* _MATERIAL PROVIDED_
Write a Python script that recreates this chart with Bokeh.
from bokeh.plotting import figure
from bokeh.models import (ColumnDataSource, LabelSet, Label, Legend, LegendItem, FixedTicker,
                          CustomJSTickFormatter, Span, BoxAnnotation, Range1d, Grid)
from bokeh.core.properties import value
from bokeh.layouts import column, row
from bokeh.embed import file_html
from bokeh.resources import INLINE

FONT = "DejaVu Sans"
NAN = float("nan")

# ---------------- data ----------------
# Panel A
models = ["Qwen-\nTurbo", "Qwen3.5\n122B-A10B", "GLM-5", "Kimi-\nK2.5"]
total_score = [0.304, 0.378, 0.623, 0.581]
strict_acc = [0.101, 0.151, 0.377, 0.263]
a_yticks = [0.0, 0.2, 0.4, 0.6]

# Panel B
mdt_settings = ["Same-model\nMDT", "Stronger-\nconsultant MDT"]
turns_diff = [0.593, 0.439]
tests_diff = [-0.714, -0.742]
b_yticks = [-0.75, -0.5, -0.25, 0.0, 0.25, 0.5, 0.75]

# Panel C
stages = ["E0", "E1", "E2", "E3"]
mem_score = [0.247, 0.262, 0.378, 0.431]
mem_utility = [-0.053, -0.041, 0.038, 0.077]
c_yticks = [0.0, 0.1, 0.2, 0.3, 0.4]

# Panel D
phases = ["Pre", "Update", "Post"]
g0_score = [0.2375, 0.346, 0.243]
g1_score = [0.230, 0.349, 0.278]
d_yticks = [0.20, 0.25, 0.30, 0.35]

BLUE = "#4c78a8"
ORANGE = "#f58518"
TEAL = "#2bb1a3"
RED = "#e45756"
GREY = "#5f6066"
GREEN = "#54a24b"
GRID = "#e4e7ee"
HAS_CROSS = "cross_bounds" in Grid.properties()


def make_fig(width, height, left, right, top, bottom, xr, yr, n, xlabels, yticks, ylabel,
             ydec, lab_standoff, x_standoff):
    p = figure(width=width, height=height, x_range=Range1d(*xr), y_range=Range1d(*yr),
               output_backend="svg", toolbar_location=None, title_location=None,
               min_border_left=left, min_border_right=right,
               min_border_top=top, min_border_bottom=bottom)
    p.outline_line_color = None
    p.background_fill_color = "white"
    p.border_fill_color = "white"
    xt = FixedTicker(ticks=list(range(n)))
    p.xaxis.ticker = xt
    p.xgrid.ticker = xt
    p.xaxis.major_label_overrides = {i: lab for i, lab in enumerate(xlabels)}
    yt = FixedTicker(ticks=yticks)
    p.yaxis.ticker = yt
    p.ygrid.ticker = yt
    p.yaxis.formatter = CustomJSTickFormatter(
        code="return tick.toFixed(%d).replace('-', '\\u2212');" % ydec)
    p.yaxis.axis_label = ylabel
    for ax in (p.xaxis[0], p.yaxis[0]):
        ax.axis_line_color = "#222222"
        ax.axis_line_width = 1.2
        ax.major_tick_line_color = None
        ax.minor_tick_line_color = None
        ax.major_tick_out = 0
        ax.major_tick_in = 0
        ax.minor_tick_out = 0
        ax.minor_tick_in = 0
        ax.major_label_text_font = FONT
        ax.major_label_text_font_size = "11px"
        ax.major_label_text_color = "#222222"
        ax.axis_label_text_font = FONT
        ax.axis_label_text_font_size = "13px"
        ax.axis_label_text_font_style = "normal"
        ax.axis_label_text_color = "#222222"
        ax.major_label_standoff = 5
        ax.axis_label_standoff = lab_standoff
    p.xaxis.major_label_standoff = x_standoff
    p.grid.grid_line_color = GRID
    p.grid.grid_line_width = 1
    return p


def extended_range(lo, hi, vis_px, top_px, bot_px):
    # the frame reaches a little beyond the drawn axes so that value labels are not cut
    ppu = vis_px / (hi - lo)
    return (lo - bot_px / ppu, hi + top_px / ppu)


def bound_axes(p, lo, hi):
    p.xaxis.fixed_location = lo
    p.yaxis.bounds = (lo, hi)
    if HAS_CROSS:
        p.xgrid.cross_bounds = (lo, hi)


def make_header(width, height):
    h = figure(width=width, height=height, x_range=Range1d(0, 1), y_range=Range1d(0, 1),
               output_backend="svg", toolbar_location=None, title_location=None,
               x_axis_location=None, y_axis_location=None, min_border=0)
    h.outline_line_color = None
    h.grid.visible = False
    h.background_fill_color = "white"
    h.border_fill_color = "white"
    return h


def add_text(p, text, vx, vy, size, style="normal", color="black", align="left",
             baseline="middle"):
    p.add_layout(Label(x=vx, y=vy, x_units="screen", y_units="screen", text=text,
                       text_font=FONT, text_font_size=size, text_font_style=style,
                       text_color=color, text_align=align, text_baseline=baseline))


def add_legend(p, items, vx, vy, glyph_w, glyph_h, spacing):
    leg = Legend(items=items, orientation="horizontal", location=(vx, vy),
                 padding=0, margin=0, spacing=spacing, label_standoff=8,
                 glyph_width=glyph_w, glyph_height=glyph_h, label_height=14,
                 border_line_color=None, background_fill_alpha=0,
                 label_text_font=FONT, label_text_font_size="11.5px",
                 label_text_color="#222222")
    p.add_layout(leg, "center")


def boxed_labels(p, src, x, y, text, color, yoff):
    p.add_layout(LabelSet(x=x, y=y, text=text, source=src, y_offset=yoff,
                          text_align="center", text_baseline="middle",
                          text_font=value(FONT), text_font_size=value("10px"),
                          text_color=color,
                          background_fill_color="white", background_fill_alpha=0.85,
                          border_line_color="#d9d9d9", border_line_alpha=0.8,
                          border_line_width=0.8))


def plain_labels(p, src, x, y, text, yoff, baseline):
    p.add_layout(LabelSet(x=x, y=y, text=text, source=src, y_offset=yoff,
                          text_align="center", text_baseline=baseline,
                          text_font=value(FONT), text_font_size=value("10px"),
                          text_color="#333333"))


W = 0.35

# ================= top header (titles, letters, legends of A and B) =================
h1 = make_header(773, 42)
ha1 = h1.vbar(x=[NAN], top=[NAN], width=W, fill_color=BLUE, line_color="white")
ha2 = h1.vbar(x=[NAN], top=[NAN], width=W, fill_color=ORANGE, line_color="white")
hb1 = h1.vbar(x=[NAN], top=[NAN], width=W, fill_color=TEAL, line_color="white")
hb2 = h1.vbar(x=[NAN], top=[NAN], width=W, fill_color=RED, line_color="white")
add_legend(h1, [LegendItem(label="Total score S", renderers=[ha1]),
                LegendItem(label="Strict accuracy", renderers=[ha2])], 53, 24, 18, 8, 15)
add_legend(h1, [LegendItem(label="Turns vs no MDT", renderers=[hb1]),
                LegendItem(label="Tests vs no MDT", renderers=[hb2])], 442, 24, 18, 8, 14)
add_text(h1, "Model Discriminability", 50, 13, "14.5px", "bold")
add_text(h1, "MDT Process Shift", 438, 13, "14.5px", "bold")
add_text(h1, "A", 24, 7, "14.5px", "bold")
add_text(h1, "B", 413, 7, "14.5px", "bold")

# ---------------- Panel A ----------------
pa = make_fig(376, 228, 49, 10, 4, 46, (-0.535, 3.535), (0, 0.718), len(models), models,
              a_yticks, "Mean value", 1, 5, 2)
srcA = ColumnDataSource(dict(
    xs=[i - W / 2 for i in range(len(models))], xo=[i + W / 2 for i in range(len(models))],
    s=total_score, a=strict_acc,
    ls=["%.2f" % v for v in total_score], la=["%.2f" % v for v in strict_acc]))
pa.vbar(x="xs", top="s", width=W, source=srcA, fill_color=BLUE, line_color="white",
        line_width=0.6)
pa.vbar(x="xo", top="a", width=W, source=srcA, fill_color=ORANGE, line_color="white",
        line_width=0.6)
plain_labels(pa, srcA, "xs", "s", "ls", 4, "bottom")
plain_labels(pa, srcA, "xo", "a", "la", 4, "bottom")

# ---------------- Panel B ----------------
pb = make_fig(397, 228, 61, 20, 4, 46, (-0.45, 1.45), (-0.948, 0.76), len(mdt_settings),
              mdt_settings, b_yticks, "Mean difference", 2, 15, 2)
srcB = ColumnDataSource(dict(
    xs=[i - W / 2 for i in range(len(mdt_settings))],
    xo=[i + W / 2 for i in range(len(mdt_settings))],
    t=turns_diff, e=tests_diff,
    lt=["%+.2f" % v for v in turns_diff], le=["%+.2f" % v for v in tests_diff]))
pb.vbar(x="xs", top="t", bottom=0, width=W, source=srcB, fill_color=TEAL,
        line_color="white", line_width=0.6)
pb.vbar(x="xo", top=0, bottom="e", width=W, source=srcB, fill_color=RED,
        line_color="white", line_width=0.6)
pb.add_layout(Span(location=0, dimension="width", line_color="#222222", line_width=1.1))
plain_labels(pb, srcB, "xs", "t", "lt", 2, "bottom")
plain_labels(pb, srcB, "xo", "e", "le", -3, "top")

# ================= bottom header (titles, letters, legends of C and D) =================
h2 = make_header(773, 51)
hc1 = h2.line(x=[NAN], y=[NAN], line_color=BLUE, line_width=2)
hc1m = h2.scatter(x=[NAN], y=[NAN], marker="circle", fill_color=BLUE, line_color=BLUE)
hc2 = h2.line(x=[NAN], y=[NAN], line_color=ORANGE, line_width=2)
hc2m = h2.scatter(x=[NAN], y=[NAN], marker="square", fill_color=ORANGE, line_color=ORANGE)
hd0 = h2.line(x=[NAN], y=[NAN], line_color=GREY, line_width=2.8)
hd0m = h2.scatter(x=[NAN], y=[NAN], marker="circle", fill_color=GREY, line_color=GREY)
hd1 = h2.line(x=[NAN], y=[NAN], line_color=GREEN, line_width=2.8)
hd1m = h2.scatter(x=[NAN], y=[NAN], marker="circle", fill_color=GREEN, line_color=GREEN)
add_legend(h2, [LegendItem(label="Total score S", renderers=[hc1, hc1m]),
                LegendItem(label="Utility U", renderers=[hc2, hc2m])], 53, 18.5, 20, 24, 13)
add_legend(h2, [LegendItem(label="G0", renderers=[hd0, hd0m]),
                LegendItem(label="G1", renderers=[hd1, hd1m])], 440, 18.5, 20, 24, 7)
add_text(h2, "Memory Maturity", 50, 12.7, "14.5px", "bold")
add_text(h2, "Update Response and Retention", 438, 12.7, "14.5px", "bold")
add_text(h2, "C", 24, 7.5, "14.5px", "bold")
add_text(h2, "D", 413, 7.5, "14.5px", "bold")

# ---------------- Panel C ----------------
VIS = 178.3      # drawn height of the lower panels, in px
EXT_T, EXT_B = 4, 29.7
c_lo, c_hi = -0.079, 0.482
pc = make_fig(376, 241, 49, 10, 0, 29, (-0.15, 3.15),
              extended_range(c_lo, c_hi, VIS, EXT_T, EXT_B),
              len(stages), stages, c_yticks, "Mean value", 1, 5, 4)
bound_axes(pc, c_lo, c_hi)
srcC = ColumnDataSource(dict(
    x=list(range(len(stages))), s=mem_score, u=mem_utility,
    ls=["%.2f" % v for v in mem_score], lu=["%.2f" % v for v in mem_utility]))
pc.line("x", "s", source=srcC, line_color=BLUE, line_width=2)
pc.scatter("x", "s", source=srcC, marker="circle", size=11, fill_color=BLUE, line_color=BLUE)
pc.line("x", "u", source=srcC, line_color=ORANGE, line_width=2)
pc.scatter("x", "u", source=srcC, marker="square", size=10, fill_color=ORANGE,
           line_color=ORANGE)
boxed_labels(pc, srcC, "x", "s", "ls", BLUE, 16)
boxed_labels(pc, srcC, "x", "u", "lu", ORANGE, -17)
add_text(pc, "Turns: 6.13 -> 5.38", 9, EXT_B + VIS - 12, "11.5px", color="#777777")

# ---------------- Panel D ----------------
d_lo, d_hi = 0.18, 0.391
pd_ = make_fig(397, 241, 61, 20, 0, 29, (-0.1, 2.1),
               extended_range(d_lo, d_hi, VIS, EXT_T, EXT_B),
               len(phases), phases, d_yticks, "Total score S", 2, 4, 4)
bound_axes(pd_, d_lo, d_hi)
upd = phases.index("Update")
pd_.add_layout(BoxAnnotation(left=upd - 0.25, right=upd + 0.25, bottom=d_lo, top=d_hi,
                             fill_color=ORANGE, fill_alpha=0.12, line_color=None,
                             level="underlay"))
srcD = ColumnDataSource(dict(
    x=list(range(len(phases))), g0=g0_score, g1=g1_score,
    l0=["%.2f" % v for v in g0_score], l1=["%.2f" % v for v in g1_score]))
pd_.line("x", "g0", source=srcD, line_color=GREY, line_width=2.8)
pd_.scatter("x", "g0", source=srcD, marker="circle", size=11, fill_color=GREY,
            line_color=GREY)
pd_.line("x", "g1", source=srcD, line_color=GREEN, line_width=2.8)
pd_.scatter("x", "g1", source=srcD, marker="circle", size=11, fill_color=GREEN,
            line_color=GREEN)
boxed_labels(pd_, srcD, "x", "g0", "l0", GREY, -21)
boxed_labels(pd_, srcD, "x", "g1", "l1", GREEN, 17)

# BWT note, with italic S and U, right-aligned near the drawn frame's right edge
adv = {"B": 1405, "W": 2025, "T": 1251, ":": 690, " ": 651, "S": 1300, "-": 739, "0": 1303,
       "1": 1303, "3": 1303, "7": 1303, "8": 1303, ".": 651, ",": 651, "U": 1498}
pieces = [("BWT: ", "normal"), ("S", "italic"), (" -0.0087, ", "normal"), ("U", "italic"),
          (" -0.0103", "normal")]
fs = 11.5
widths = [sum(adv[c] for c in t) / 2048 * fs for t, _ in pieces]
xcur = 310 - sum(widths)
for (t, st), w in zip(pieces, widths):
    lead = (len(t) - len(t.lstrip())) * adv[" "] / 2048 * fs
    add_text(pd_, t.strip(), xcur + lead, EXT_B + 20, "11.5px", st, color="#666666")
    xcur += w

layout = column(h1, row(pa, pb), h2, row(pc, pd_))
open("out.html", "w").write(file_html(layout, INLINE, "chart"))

* _GOAL OF THE EXERCISE_
Retype only the lines running from the top of the listing to the line that holds "c_yticks = [0.0, 0.1, 0.2, 0.3, 0.4]", both ends included.

* _FINAL ANSWER_
Write a Python script that recreates this chart with Bokeh.
from bokeh.plotting import figure
from bokeh.models import (ColumnDataSource, LabelSet, Label, Legend, LegendItem, FixedTicker,
                          CustomJSTickFormatter, Span, BoxAnnotation, Range1d, Grid)
from bokeh.core.properties import value
from bokeh.layouts import column, row
from bokeh.embed import file_html
from bokeh.resources import INLINE

FONT = "DejaVu Sans"
NAN = float("nan")

# ---------------- data ----------------
# Panel A
models = ["Qwen-\nTurbo", "Qwen3.5\n122B-A10B", "GLM-5", "Kimi-\nK2.5"]
total_score = [0.304, 0.378, 0.623, 0.581]
strict_acc = [0.101, 0.151, 0.377, 0.263]
a_yticks = [0.0, 0.2, 0.4, 0.6]

# Panel B
mdt_settings = ["Same-model\nMDT", "Stronger-\nconsultant MDT"]
turns_diff = [0.593, 0.439]
tests_diff = [-0.714, -0.742]
b_yticks = [-0.75, -0.5, -0.25, 0.0, 0.25, 0.5, 0.75]

# Panel C
stages = ["E0", "E1", "E2", "E3"]
mem_score = [0.247, 0.262, 0.378, 0.431]
mem_utility = [-0.053, -0.041, 0.038, 0.077]
c_yticks = [0.0, 0.1, 0.2, 0.3, 0.4]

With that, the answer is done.